A concrete example helps fix the intuition. Consider a software engineering agent asked to implement a feature in a large repository, run tests, and open a pull request. Without externalization, the model must keep repository structure, project conventions, workflow state, and tool interactions active inside a fragile prompt. With externalization, persistent project memory supplies context, reusable skill documents encode conventions and workflow, protocolized tool interfaces enforce correct schemas, and the harness sequences steps, validates outputs, and manages failures. The base model may remain unchanged; what changes is the representation of the task it is asked to solve.

This broader perspective also aligns with the intuition behind distributed and extended cognition: once crucial parts of remembering, guiding action, and coordinating interaction are delegated to external structures, intelligence is no longer localized in the model alone [Clark and Chalmers, 1998]. We draw on this tradition for its core engineering insight—that the boundary between “agent” and “environment” is a design choice with real performance consequences—rather than committing to its stronger ontological claims. Our focus is pragmatic: we treat externalization as a design principle whose value is measured by the reliability, composability, and governability of the resulting system.

We now turn to the three dimensions of externalization that constitute the harness, each corresponding to one of the representational transformations highlighted in Figure 1 (middle panel): Memory systems externalize state across time. Rather than relying on the context window as the sole carrier of history, memory systems allow accumulated knowledge—user preferences, prior trajectories, resolved ambiguities, domain facts—to persist beyond any single session and be selectively retrieved when relevant. The core transformation is from recall to recognition: the agent no longer needs to regenerate past knowledge from latent weights; it retrieves it from a persistent, searchable store [Lewis et al., 2020, Park et al., 2023, Packer et al., 2023, Chhikara et al., 2025, Xu et al., 2025b].

Skill systems externalize procedural expertise. Rather than relying on the model’s weights to regenerate task-specific know-how on every invocation, skill systems package procedures, best practices, and operating guidance into reusable artifacts. The core transformation is from generation to composition: the agent assembles behavior from pre-validated components rather than improvising each step de novo [OpenAI, 2023a, Schick et al., 2023, Wang et al., 2023a, Anthropic, 2025, 2026, Jiang et al., 2026b].

Protocols externalize interaction structure. Rather than relying on ad hoc prompt-level coordination with tools, services, and other agents, protocols define explicit machine-readable contracts for discovery, invocation, delegation, and permission management. The core transformation is from ad-hoc to structured: ambiguous, fragile communication becomes interoperable, governable exchange [Anthropic, 2024, Google Cloud, 2025a, Ehtesham et al., 2025c].

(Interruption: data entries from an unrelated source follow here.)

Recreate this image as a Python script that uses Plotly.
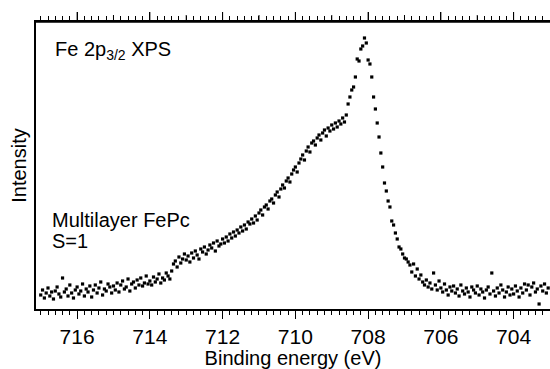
import plotly.graph_objects as go

# Binding energy grid (eV)
energy_ev = [
    717.00, 716.95, 716.90, 716.85, 716.80, 716.75, 716.70, 716.65, 716.60, 716.55, 716.50, 716.45, 716.40, 716.35, 716.30, 716.25, 716.20, 716.15, 716.10, 716.05,
    716.00, 715.95, 715.90, 715.85, 715.80, 715.75, 715.70, 715.65, 715.60, 715.55, 715.50, 715.45, 715.40, 715.35, 715.30, 715.25, 715.20, 715.15, 715.10, 715.05,
    715.00, 714.95, 714.90, 714.85, 714.80, 714.75, 714.70, 714.65, 714.60, 714.55, 714.50, 714.45, 714.40, 714.35, 714.30, 714.25, 714.20, 714.15, 714.10, 714.05,
    714.00, 713.95, 713.90, 713.85, 713.80, 713.75, 713.70, 713.65, 713.60, 713.55, 713.50, 713.45, 713.40, 713.35, 713.30, 713.25, 713.20, 713.15, 713.10, 713.05,
    713.00, 712.95, 712.90, 712.85, 712.80, 712.75, 712.70, 712.65, 712.60, 712.55, 712.50, 712.45, 712.40, 712.35, 712.30, 712.25, 712.20, 712.15, 712.10, 712.05,
    712.00, 711.95, 711.90, 711.85, 711.80, 711.75, 711.70, 711.65, 711.60, 711.55, 711.50, 711.45, 711.40, 711.35, 711.30, 711.25, 711.20, 711.15, 711.10, 711.05,
    711.00, 710.95, 710.90, 710.85, 710.80, 710.75, 710.70, 710.65, 710.60, 710.55, 710.50, 710.45, 710.40, 710.35, 710.30, 710.25, 710.20, 710.15, 710.10, 710.05,
    710.00, 709.95, 709.90, 709.85, 709.80, 709.75, 709.70, 709.65, 709.60, 709.55, 709.50, 709.45, 709.40, 709.35, 709.30, 709.25, 709.20, 709.15, 709.10, 709.05,
    709.00, 708.95, 708.90, 708.85, 708.80, 708.75, 708.70, 708.65, 708.60, 708.55, 708.50, 708.45, 708.40, 708.35, 708.30, 708.25, 708.20, 708.15, 708.10, 708.05,
    708.00, 707.95, 707.90, 707.85, 707.80, 707.75, 707.70, 707.65, 707.60, 707.55, 707.50, 707.45, 707.40, 707.35, 707.30, 707.25, 707.20, 707.15, 707.10, 707.05,
    707.00, 706.95, 706.90, 706.85, 706.80, 706.75, 706.70, 706.65, 706.60, 706.55, 706.50, 706.45, 706.40, 706.35, 706.30, 706.25, 706.20, 706.15, 706.10, 706.05,
    706.00, 705.95, 705.90, 705.85, 705.80, 705.75, 705.70, 705.65, 705.60, 705.55, 705.50, 705.45, 705.40, 705.35, 705.30, 705.25, 705.20, 705.15, 705.10, 705.05,
    705.00, 704.95, 704.90, 704.85, 704.80, 704.75, 704.70, 704.65, 704.60, 704.55, 704.50, 704.45, 704.40, 704.35, 704.30, 704.25, 704.20, 704.15, 704.10, 704.05,
    704.00, 703.95, 703.90, 703.85, 703.80, 703.75, 703.70, 703.65, 703.60, 703.55, 703.50, 703.45, 703.40, 703.35, 703.30, 703.25, 703.20, 703.15, 703.10, 703.05,
]

# Intensity (arbitrary units)
intensity = [
    14, 19, 11, 16, 21, 13, 17, 10, 18, 22, 15, 12, 31, 17, 20, 13, 24, 16, 11, 19,
    22, 15, 18, 25, 13, 20, 17, 23, 12, 19, 24, 16, 21, 27, 14, 20, 18, 25, 22, 16,
    23, 19, 26, 17, 24, 28, 20, 22, 30, 18, 25, 27, 21, 29, 24, 31, 23, 26, 33, 25,
    28, 24, 32, 27, 30, 35, 26, 31, 29, 36, 33, 30, 38, 45, 48, 42, 52, 46, 50, 55,
    49, 53, 47, 56, 51, 58, 54, 50, 60, 57, 62, 55, 59, 64, 61, 66, 58, 68, 63, 65,
    70, 66, 72, 68, 75, 71, 77, 73, 79, 76, 82, 78, 84, 80, 87, 85, 90, 86, 93, 89,
    96, 99, 94, 102, 104, 100, 108, 110, 106, 114, 117, 112, 120, 124, 121, 128, 131, 127, 135, 139,
    142, 137, 146, 150, 154, 149, 158, 162, 157, 166, 168, 164, 171, 174, 169, 176, 179, 173, 181, 178,
    184, 180, 186, 182, 188, 185, 191, 187, 194, 205,
    212, 219, 222, 232, 250, 248, 260, 263, 271, 266,
    249, 245, 232, 212, 200, 186, 172, 156, 142, 126, 118, 108, 102, 88, 84, 76, 70, 62, 60, 55,
    51, 50, 47, 44, 37, 45, 33, 40, 30, 34, 27, 24, 29, 22, 26, 20, 36, 24, 19, 28,
    21, 17, 25, 19, 14, 22, 18, 23, 16, 20, 13, 24, 18, 15, 21, 17, 12, 22, 19, 16,
    23, 14, 20, 17, 11, 19, 22, 15, 36, 18, 13, 21, 16, 24, 19, 12, 17, 22, 14, 20,
    15, 23, 18, 12, 21, 16, 25, 19, 24, 14, 22, 26, 17, 20, 5, 23, 18, 25, 16, 21,
]

major_ticks = [716, 714, 712, 710, 708, 706, 704]
major_labels = ["716", "714", "712", "710", "708", "706", "704"]
odd_ticks = [715, 713, 711, 709, 707, 705]

x_range = [717.13, 703.0]
y_range = [0, 287]

FONT = "Liberation Sans, Arial, Helvetica, sans-serif"

W, H = 550, 369
ML, MR, MT, MB = 36, 0, 22, 60
PW, PH = W - ML - MR, H - MT - MB


def px(xp):
    return (xp - ML) / PW


def py(yp):
    return (H - MB - yp) / PH


fig = go.Figure()
fig.add_trace(go.Scatter(
    x=energy_ev, y=intensity, mode="markers",
    marker=dict(symbol="square", size=3.2, color="black", line=dict(width=0)),
    showlegend=False, hoverinfo="skip",
))

fig.update_layout(
    width=W, height=H,
    margin=dict(l=ML, r=MR, t=MT, b=MB, pad=0),
    paper_bgcolor="white", plot_bgcolor="white",
    font=dict(family=FONT, color="black", size=19),
    xaxis=dict(
        range=x_range, autorange=False,
        showline=True, linecolor="black", linewidth=1.5, mirror="allticks",
        ticks="outside", ticklen=8, tickwidth=1, tickcolor="black",
        tickvals=major_ticks, ticktext=major_labels,
        tickfont=dict(size=21, family=FONT),
        showgrid=False, zeroline=False,
        minor=dict(dtick=0.2, tick0=0, ticks="outside", ticklen=4, tickwidth=1,
                   tickcolor="black", showgrid=False),
        title=dict(text="Binding energy (eV)", font=dict(size=20, family=FONT), standoff=0),
    ),
    yaxis=dict(
        range=y_range, autorange=False,
        showline=True, linecolor="black", linewidth=1.5,
        ticks="", showticklabels=False, showgrid=False, zeroline=False,
        title=dict(text="Intensity", font=dict(size=20, family=FONT), standoff=2),
    ),
)

# top frame line of the plot area
fig.add_shape(type="line", xref="paper", yref="paper", x0=0, x1=1, y0=1, y1=1,
              line=dict(color="black", width=1.5), layer="above")
# longer major and medium ticks on the top edge
for v in major_ticks:
    fig.add_shape(type="line", xref="x", yref="paper", x0=v, x1=v, y0=1, y1=1 + 10 / PH,
                  line=dict(color="black", width=1), layer="above")
for v in odd_ticks:
    fig.add_shape(type="line", xref="x", yref="paper", x0=v, x1=v, y0=1, y1=1 + 7 / PH,
                  line=dict(color="black", width=1), layer="above")

fig.add_annotation(
    text="Fe 2p<sub>3/2</sub> XPS", xref="paper", yref="paper",
    x=px(53), y=py(51), xanchor="left", yanchor="middle", showarrow=False,
    font=dict(size=20, family=FONT, color="black"),
)
fig.add_annotation(
    text="Multilayer FePc", xref="paper", yref="paper",
    x=px(50), y=py(220), xanchor="left", yanchor="middle", showarrow=False,
    font=dict(size=20, family=FONT, color="black"),
)
fig.add_annotation(
    text="S=1", xref="paper", yref="paper",
    x=px(50), y=py(241), xanchor="left", yanchor="middle", showarrow=False,
    font=dict(size=20, family=FONT, color="black"),
)

fig.write_html("out.html", config={"displayModeBar": False},
               post_script="document.body.style.margin='0';")
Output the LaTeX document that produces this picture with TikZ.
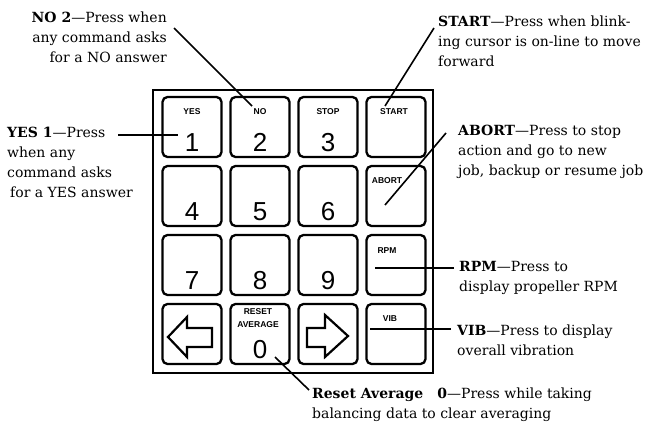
\documentclass[tikz,border=0pt]{standalone}
\usepackage{fontspec}
\setmainfont{DejaVu Serif}
\newfontfamily\keyfont{Liberation Sans}
\usetikzlibrary{positioning}

\tikzset{
  key/.style={draw, line width=2.3pt, rounded corners=5pt, minimum width=59pt, minimum height=60pt, inner sep=0pt},
  keytag/.style={font=\keyfont\bfseries\fontsize{8.5}{8.5}\selectfont, inner sep=0pt},
  digit/.style={font=\keyfont\fontsize{26}{26}\selectfont, inner sep=0pt, anchor=base},
  callout/.style={line width=1.6pt},
  note/.style={font=\fontsize{14}{20}\selectfont, inner sep=0pt},
}

\begin{document}
\begin{tikzpicture}[x=1pt,y=-1pt]
\useasboundingbox (0,0) rectangle (653,428);
\draw[line width=2.6pt] (153,90) rectangle (433,373);
% keypad
\foreach \c in {1,...,4} {
	\foreach \r in {1,...,4} {
		\node[key] (k\c\r) at ({192+68*(\c-1)},{127+69*(\r-1)}) {};
	}
}
\foreach \c/\r/\d in {1/1/1,2/1/2,3/1/3,1/2/4,2/2/5,3/2/6,1/3/7,2/3/8,3/3/9,2/4/0} {
	\node[digit] (d\d) at ([shift={(0,-7)}]k\c\r.south) {\d};
}
\node[keytag] (tYes) at ([shift={(0,16)}]k11.north) {YES};
\node[keytag] (tNo) at ([shift={(0,16)}]k21.north) {NO};
\node[keytag] (tStop) at ([shift={(0,16)}]k31.north) {STOP};
\node[keytag] (tStart) at ([shift={(-2,16)}]k41.north) {START};
\node[keytag] (tAbort) at ([shift={(-9,16)}]k42.north) {ABORT};
\node[keytag] (tRpm) at ([shift={(-9,17)}]k43.north) {RPM};
\node[keytag] (tVib) at ([shift={(-6,16)}]k44.north) {VIB};
\node[keytag] (tReset) at ([shift={(-2,9)}]k24.north) {RESET};
\node[keytag] (tAvg) at ([shift={(-2,22)}]k24.north) {AVERAGE};
% arrow keys
\draw[line width=2.2pt] ([shift={(-24,3)}]k14.center) -- ([shift={(-5,-17)}]k14.center)
	-- ([shift={(-5,-6)}]k14.center) -- ([shift={(20,-6)}]k14.center)
	-- ([shift={(20,13)}]k14.center) -- ([shift={(-5,13)}]k14.center)
	-- ([shift={(-5,23)}]k14.center) -- cycle;
\draw[line width=2.2pt] ([shift={(20,2)}]k34.center) -- ([shift={(-3,-19)}]k34.center)
	-- ([shift={(-3,-6)}]k34.center) -- ([shift={(-21,-6)}]k34.center)
	-- ([shift={(-21,13)}]k34.center) -- ([shift={(-3,13)}]k34.center)
	-- ([shift={(-3,23)}]k34.center) -- cycle;
% notes
\node[note, anchor=north east, align=right] (lblNo) at (167,12)
	{\textbf{NO 2}---Press when\\any command asks\\for a NO answer};
\node[note, anchor=north west, align=left] (lblYes) at (7,127)
	{\textbf{YES 1}---Press\\when any\\command asks\\\hspace*{3pt}for a YES answer};
\node[note, anchor=north west, align=left] (lblStart) at (438,16)
	{\textbf{START}---Press when blink-\\ing cursor is on-line to move\\forward};
\node[note, anchor=north west, align=left] (lblAbort) at (458,125)
	{\textbf{ABORT}---Press to stop\\action and go to new\\job, backup or resume job};
\node[note, anchor=north west, align=left] (lblRpm) at (459,261)
	{\textbf{RPM}---Press to\\display propeller RPM};
\node[note, anchor=north west, align=left] (lblVib) at (457,325)
	{\textbf{VIB}---Press to display\\overall vibration};
\node[note, anchor=north west, align=left] (lblReset) at (312,388)
	{\textbf{Reset Average}\quad\textbf{0}---Press while taking\\balancing data to clear averaging};
% callouts
\draw[callout] ([shift={(7,16)}]lblNo.north east) -- ([shift={(-8,-21)}]k21.center);
\draw[callout] ([shift={(111,8)}]lblYes.north west) -- ([shift={(-14,8)}]k11.center);
\draw[callout] ([shift={(-4,12)}]lblStart.north west) -- ([shift={(-11,-21)}]k41.center);
\draw[callout] ([shift={(-12,8)}]lblAbort.north west) -- ([shift={(-11,9)}]k42.center);
\draw[callout] ([shift={(-5,7)}]lblRpm.north west) -- ([shift={(-21,3)}]k43.center);
\draw[callout] ([shift={(-6,4)}]lblVib.north west) -- ([shift={(-26,-5)}]k44.center);
\draw[callout] ([shift={(-3,2)}]lblReset.north west) -- ([shift={(15,23)}]k24.center);
\end{tikzpicture}
\end{document}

The harness is the engineering layer that hosts all three dimensions and provides the orchestration logic, constraints, observability, and feedback loops that make externalized cognition cohere in practice. It is not a fourth kind of externalization alongside memory, skills, and protocols. It is the runtime environment within which these forms of externalization operate and interact.

These dimensions do not evolve in isolation. Memory expansion can compete with skill loading for scarce context budget. Protocol standardization can improve interoperability while constraining how capabilities are packaged and invoked. Skill execution generates traces that later become memory, and memory retrieval can influence which skills and protocol paths are chosen next. The harness must mediate all of these interactions. We preview these system-level couplings here and analyze them in detail in Section 7.